Planning First: The Decisions That Shape Project Success
Most projects don’t fail because of bad design.
They struggle because of decisions made too late—or not made clearly enough at the beginning.
By the time issues show up on drawings, schedules, or budgets, the damage has often already been done. The real turning points happened much earlier, long before construction started, when assumptions were still vague and priorities were still unspoken.
This is the uncomfortable truth many developers only realize after a few hard-earned lessons:
Project success is largely decided before the first line is drawn.
The Illusion of Progress
In development, momentum feels productive.
Land acquisition is complete. Feasibility numbers look promising. Market timing feels right. There’s pressure to move—because waiting feels risky and speed feels like control.
So planning begins to blur into action.
Design starts early. Concepts are explored. Drawings appear. Meetings fill calendars. Progress looks visible, measurable, reassuring.
But visibility is not the same as clarity.
Many projects move quickly without fully answering the questions that matter most. The result is a familiar pattern: fast starts followed by slow corrections.
Where Projects Quietly Go Off Track
Developers often encounter problems later in the process that seem technical on the surface:
Budgets drifting upward
Redesigns becoming frequent
Consultants offering conflicting recommendations
Value engineering eroding the original vision
Timelines stretching despite “early starts”
But these issues rarely begin in design or construction.

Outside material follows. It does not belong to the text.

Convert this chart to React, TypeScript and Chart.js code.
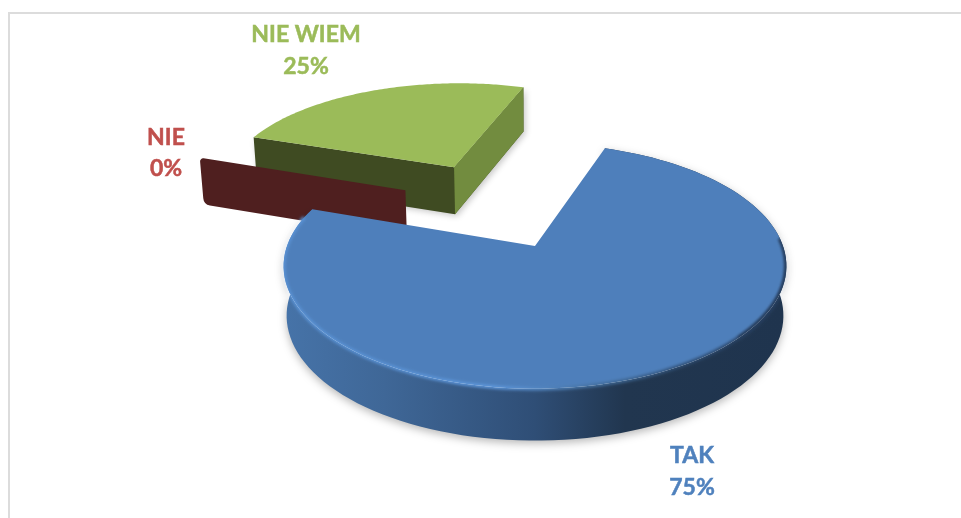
import React, { useEffect, useRef } from "react";
import { Chart, registerables } from "chart.js";

Chart.register(...registerables);

const categories = ["TAK", "NIE", "NIE WIEM"];
const values = [75, 0, 25];
const sliceColors = ["#4e7fbb", "#c0504d", "#9bbb59"];
const labelColors = ["#4f81bd", "#c0504d", "#9bbb59"];

// View / rendering parameters of the tilted pie
const FIRST_SLICE_ANGLE = 19;
const PIE_RADIUS = 248;
const PERSPECTIVE = 0.164;
const TILT = 0.481;
const EXPLOSION = [[0, 0], [-0.566, 0.507], [-0.366, 0.741]];
const SLICE_SCALE = [1, 1.027, 1.014];
const SLICE_SHEAR = [0, 0, 0.06];
const LABEL_CENTERS = [[692, 456, 488], [166, 138, 169], [306, 35, 67]];
const FONT = 'bold 23px Lato, "Open Sans", sans-serif';

const pie3d = {
  id: "pie3d",
  beforeDatasetDraw() {
    return false; // replaced by the projected drawing below
  },
  afterDatasetsDraw(chart: any) {
    const ctx: CanvasRenderingContext2D = chart.ctx;
    const arcs = chart.getDatasetMeta(0).data;

    const pointsFor = (i: number) => {
      const a = arcs[i];
      const { x: cx, y: cy, outerRadius: R, startAngle, endAngle } = a.getProps(
        ["x", "y", "outerRadius", "startAngle", "endAngle"],
        true
      );
      const [ox, oy] = EXPLOSION[i];
      const project = (x: number, y: number) => {
        const w = 1 + PERSPECTIVE * y;
        return [cx + (R * x) / w, cy - (R * TILT * y) / w];
      };
      const apex = project(ox, oy);
      const top = (u: number, v: number) => {
        const [X, Y] = project(ox + u, oy + v);
        const dx = (X - apex[0]) * SLICE_SCALE[i];
        const dy = (Y - apex[1]) * SLICE_SCALE[i];
        return [apex[0] + dx + SLICE_SHEAR[i] * dy, apex[1] + dy];
      };
      const bot = (u: number, v: number) => {
        const [X, Y] = top(u, v);
        const y = oy + v;
        return [cx + (X - cx) * 0.988, Y + 49.1 - 2.86 * y];
      };
      const rim = (from: number, to: number, f: (u: number, v: number) => number[]) => {
        const n = 120;
        const out: number[][] = [];
        for (let k = 0; k <= n; k++) {
          const t = from + ((to - from) * k) / n;
          out.push(f(Math.cos(t), -Math.sin(t)));
        }
        return out;
      };
      return { top, bot, rim, startAngle, endAngle, color: a.options.backgroundColor };
    };

    const poly = (pts: number[][]) => {
      ctx.beginPath();
      pts.forEach((p, k) => (k ? ctx.lineTo(p[0], p[1]) : ctx.moveTo(p[0], p[1])));
      ctx.closePath();
    };
    const line = (pts: number[][]) => {
      ctx.beginPath();
      pts.forEach((p, k) => (k ? ctx.lineTo(p[0], p[1]) : ctx.moveTo(p[0], p[1])));
    };

    // NIE WIEM
    {
      const s = pointsFor(2);
      const sc = [Math.cos(s.startAngle), -Math.sin(s.startAngle)];
      const ec = [Math.cos(s.endAngle), -Math.sin(s.endAngle)];
      ctx.save();
      ctx.shadowColor = "rgba(0,0,0,0.22)";
      ctx.shadowBlur = 6;
      ctx.shadowOffsetX = 2;
      ctx.shadowOffsetY = 2;
      poly([s.top(0, 0), s.top(ec[0], ec[1]), s.bot(ec[0], ec[1]), s.bot(0, 0), s.bot(sc[0], sc[1]), s.top(sc[0], sc[1])]);
      ctx.fillStyle = "#3f4b22";
      ctx.fill();
      ctx.restore();
      poly([s.top(0, 0), s.top(ec[0], ec[1]), s.bot(ec[0], ec[1]), s.bot(0, 0)]);
      ctx.fillStyle = "#728c3f";
      ctx.fill();
      poly(s.rim(s.startAngle, s.endAngle, s.top).concat([s.top(0, 0)]));
      ctx.fillStyle = s.color;
      ctx.fill();
    }

    // NIE: a zero-width slice leaves only its radial wall
    {
      const s = pointsFor(1);
      const e = [Math.cos(s.startAngle), -Math.sin(s.startAngle)];
      const a = s.top(0, 0);
      const b = s.top(e[0], e[1]);
      const c = s.bot(e[0], e[1]);
      const d = s.bot(0, 0);
      ctx.beginPath();
      ctx.moveTo(a[0], a[1]);
      ctx.arcTo(b[0], b[1], c[0], c[1], 3);
      ctx.arcTo(c[0], c[1], d[0], d[1], 8);
      ctx.lineTo(d[0], d[1]);
      ctx.closePath();
      ctx.fillStyle = "#4f1f1f";
      ctx.fill();
    }

    // TAK
    {
      const s = pointsFor(0);
      const topPts = s.rim(s.startAngle, s.endAngle, s.top);
      const botPts = s.rim(s.startAngle, s.endAngle, s.bot);
      const g = ctx.createLinearGradient(285, 0, 785, 0);
      g.addColorStop(0, "#4673a8");
      g.addColorStop(0.2, "#3f6797");
      g.addColorStop(0.5, "#2f4e76");
      g.addColorStop(0.68, "#21364f");
      g.addColorStop(1, "#1f344e");
      ctx.save();
      ctx.shadowColor = "rgba(0,0,0,0.28)";
      ctx.shadowBlur = 9;
      ctx.shadowOffsetX = 0;
      ctx.shadowOffsetY = 3;
      poly(topPts.concat(botPts.slice().reverse()));
      ctx.fillStyle = g;
      ctx.fill();
      ctx.restore();

      poly(topPts.concat([s.top(0, 0)]));
      ctx.fillStyle = s.color;
      ctx.fill();

      // soft bevel along the front rim, kept inside the painted shape
      const r = ctx.createLinearGradient(285, 0, 785, 0);
      r.addColorStop(0, "#5a93d6");
      r.addColorStop(0.2, "#5a93d6");
      r.addColorStop(0.42, "#5e98dd");
      r.addColorStop(0.62, "#44709f");
      r.addColorStop(0.8, "#2c4a6e");
      r.addColorStop(1, "#243c5c");
      ctx.save();
      ctx.globalCompositeOperation = "source-atop";
      ctx.filter = "blur(1.5px)";
      ctx.lineWidth = 3.5;
      line(s.rim(Math.PI * 1.08, -0.02 * Math.PI, s.top));
      ctx.strokeStyle = r;
      ctx.stroke();
      const fade = ctx.createLinearGradient(0, 180, 0, 272);
      fade.addColorStop(0, "rgba(36,60,92,0)");
      fade.addColorStop(1, "rgba(36,60,92,1)");
      line(s.rim(-0.02 * Math.PI, 0.24 * Math.PI, s.top));
      ctx.strokeStyle = fade;
      ctx.stroke();
      ctx.restore();
    }

    // Labels
    const total = values.reduce((a, b) => a + b, 0);
    ctx.save();
    ctx.font = FONT;
    ctx.textAlign = "center";
    ctx.textBaseline = "middle";
    ctx.lineWidth = 0.5;
    categories.forEach((name, i) => {
      const [x, y1, y2] = LABEL_CENTERS[i];
      const pct = `${Math.round((values[i] / total) * 100)}%`;
      ctx.fillStyle = labelColors[i];
      ctx.strokeStyle = labelColors[i];
      ctx.fillText(name, x, y1);
      ctx.strokeText(name, x, y1);
      ctx.fillText(pct, x, y2);
      ctx.strokeText(pct, x, y2);
    });
    ctx.restore();
  },
};

export default function App() {
  const ref = useRef<HTMLCanvasElement>(null);
  useEffect(() => {
    const chart = new Chart(ref.current!, {
      type: "pie",
      data: {
        labels: categories,
        datasets: [{ data: values, backgroundColor: sliceColors, borderWidth: 0 }],
      },
      options: {
        animation: false,
        responsive: false,
        rotation: FIRST_SLICE_ANGLE,
        radius: PIE_RADIUS,
        layout: { padding: { left: 109, right: 0, top: 0, bottom: 26 } },
        plugins: { legend: { display: false }, tooltip: { enabled: false } },
      },
      plugins: [pie3d],
    } as any);
    return () => chart.destroy();
  }, []);
  return (
    <div style={{ position: "fixed", left: 0, top: 0, width: 961, height: 518, background: "#fff" }}>
      <div
        style={{
          position: "absolute",
          left: 8,
          top: 12,
          width: 953,
          height: 506,
          boxSizing: "border-box",
          borderLeft: "2px solid #dcdcdc",
          borderTop: "2px solid #dcdcdc",
        }}
      />
      <canvas ref={ref} width={961} height={518} style={{ position: "absolute", left: 0, top: 0, display: "block" }} />
    </div>
  );
}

They begin during planning—when key decisions are either rushed, assumed, or avoided.
Planning Is Not a Phase. It’s a Discipline.
True planning is not about producing documents. It is about producing alignment.
Alignment around what the project is actually meant to achieve.
Before form, before finishes, before systems, successful projects clarify a few foundational truths:
What is the primary business objective of this development?
Which financial assumptions must be protected at all costs?
What constraints are non-negotiable—and where is flexibility allowed?
How will this project be operated, maintained, or adapted over time?
What risks matter most, and which ones are acceptable?
When these questions are answered early, design becomes focused instead of exploratory, and execution becomes intentional instead of reactive.
The Decisions That Matter Most
Not all decisions carry the same weight.
Some choices can be adjusted later with minimal impact. Others shape the entire trajectory of a project.
The most influential early decisions typically involve:
Project positioning What problem is this development solving, and for whom?
Budget logic Not just the total cost, but where money must be spent—and where it shouldn’t.
Phasing and timing How the project unfolds often matters as much as what is built.
Operational realities How spaces will actually be used, managed, and serviced day-to-day.
Long-term asset strategy Whether the project is optimized only for completion—or for performance over time.
When these decisions are vague, every downstream choice becomes harder.
Why Late Decisions Are So Expensive
Late decisions force compromise.
When planning gaps surface during design or construction, teams are forced to react under pressure. Options narrow. Costs increase. Trade-offs feel rushed instead of strategic.
Value engineering becomes corrective instead of preventative.
Relationships strain as teams defend positions rather than solve problems.
The irony is that many of these challenges could have been avoided with a slower, more deliberate start.
The Developer’s Advantage When Planning Comes First
Developers who prioritize planning gain something rare in complex projects: control without micromanagement.
Clear early decisions allow developers to:
Protect feasibility assumptions
Reduce redesign cycles
Stabilize budgets earlier
Shorten approval and coordination timelines
Improve collaboration with architects and consultants
Preserve design quality while managing cost
Instead of reacting to issues, they guide outcomes.
How Planning Shapes Design Quality
Good planning does not limit creativity. It directs it.
When objectives and constraints are clear, architects design with confidence. Solutions are purposeful. Trade-offs are intentional.
Design stops being about exploration for its own sake and starts serving the project’s real goals.
The result is not less creativity—but more relevant creativity.
UODC Architects’ View: Planning Is Where We Add the Most Value
At UODC Architects, we have seen this pattern across projects of different scales and typologies.
The projects that move smoothly are not the ones that rush into design. They are the ones that invest time aligning early—before momentum turns into inertia.
Our role at the planning stage is not to slow projects down, but to clarify them.
We work with developers to surface assumptions early, align stakeholders around shared priorities, and translate business objectives into clear design direction.
When planning is done well, everything that follows becomes easier to manage.
Planning First Is Not About Delay. It’s About Direction.
In a competitive development environment, planning can feel like hesitation.
It isn’t.
It is a strategic pause that prevents far more costly interruptions later.
Projects that plan first don’t avoid complexity—but they avoid confusion.
And clarity compounds throughout the life of the project.
Every project eventually faces challenges.
The difference between successful projects and difficult ones often comes down to when key decisions were made.
Early, intentional planning doesn’t guarantee perfection—but it dramatically improves the odds.
Planning first is not about slowing down.
It is about making clearer decisions early — so every stage that follows moves with purpose instead of correction.